··· Data section ···

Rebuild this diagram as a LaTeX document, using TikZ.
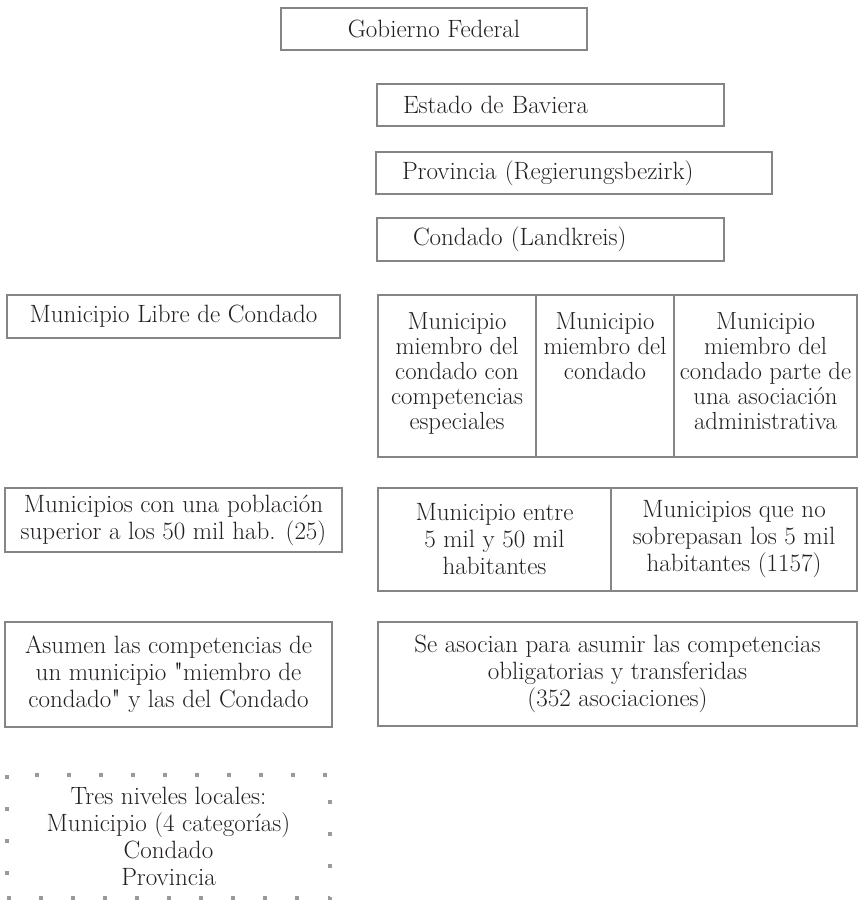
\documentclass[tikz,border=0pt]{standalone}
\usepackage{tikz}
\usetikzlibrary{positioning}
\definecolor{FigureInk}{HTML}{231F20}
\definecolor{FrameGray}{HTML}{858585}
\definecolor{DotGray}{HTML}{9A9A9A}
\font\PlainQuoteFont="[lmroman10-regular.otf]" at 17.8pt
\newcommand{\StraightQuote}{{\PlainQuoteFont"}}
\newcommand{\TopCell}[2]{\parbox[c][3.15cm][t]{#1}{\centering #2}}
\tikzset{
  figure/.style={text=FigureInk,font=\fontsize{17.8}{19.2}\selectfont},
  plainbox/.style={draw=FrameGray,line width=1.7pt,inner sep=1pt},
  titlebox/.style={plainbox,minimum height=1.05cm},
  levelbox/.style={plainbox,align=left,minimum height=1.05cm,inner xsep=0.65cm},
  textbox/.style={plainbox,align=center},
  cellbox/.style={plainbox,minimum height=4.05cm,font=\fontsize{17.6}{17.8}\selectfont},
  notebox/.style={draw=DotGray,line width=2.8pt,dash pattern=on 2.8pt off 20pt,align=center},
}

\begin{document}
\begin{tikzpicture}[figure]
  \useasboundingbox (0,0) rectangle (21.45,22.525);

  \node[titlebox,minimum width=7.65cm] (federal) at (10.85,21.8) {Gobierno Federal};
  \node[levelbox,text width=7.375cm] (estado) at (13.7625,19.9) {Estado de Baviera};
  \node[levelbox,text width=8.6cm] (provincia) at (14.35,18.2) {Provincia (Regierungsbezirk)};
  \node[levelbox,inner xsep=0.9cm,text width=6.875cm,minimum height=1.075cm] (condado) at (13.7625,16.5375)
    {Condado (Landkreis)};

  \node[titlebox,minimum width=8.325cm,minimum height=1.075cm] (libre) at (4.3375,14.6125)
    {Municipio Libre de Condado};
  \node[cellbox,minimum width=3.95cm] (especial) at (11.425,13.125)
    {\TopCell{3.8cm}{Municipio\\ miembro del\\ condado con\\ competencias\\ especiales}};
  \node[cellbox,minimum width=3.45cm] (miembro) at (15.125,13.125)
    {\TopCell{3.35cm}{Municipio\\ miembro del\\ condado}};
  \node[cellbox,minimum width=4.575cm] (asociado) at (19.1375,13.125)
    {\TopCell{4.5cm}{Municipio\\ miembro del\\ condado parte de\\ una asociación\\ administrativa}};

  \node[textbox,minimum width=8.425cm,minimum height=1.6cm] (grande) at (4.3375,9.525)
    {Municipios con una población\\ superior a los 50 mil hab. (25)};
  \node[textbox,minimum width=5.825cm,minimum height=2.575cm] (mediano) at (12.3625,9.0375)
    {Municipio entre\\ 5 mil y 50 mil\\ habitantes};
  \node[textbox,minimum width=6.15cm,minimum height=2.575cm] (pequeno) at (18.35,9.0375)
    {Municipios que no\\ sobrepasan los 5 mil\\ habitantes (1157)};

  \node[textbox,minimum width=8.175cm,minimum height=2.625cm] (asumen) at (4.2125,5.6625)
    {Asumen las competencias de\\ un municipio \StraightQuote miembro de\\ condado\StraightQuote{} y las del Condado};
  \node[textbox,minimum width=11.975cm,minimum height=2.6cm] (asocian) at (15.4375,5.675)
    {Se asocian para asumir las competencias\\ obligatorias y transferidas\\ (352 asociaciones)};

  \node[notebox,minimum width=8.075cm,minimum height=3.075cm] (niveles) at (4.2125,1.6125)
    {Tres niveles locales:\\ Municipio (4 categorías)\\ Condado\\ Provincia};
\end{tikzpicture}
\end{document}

···

* [Direction] Write out nothing but the lines from the start of the data through the line with "(0,0) rectangle (21.45,22.525);". Leave out the pictures.

* [Solution to the exercise]
Rebuild this diagram as a LaTeX document, using TikZ.
\documentclass[tikz,border=0pt]{standalone}
\usepackage{tikz}
\usetikzlibrary{positioning}
\definecolor{FigureInk}{HTML}{231F20}
\definecolor{FrameGray}{HTML}{858585}
\definecolor{DotGray}{HTML}{9A9A9A}
\font\PlainQuoteFont="[lmroman10-regular.otf]" at 17.8pt
\newcommand{\StraightQuote}{{\PlainQuoteFont"}}
\newcommand{\TopCell}[2]{\parbox[c][3.15cm][t]{#1}{\centering #2}}
\tikzset{
  figure/.style={text=FigureInk,font=\fontsize{17.8}{19.2}\selectfont},
  plainbox/.style={draw=FrameGray,line width=1.7pt,inner sep=1pt},
  titlebox/.style={plainbox,minimum height=1.05cm},
  levelbox/.style={plainbox,align=left,minimum height=1.05cm,inner xsep=0.65cm},
  textbox/.style={plainbox,align=center},
  cellbox/.style={plainbox,minimum height=4.05cm,font=\fontsize{17.6}{17.8}\selectfont},
  notebox/.style={draw=DotGray,line width=2.8pt,dash pattern=on 2.8pt off 20pt,align=center},
}

\begin{document}
\begin{tikzpicture}[figure]
  \useasboundingbox (0,0) rectangle (21.45,22.525);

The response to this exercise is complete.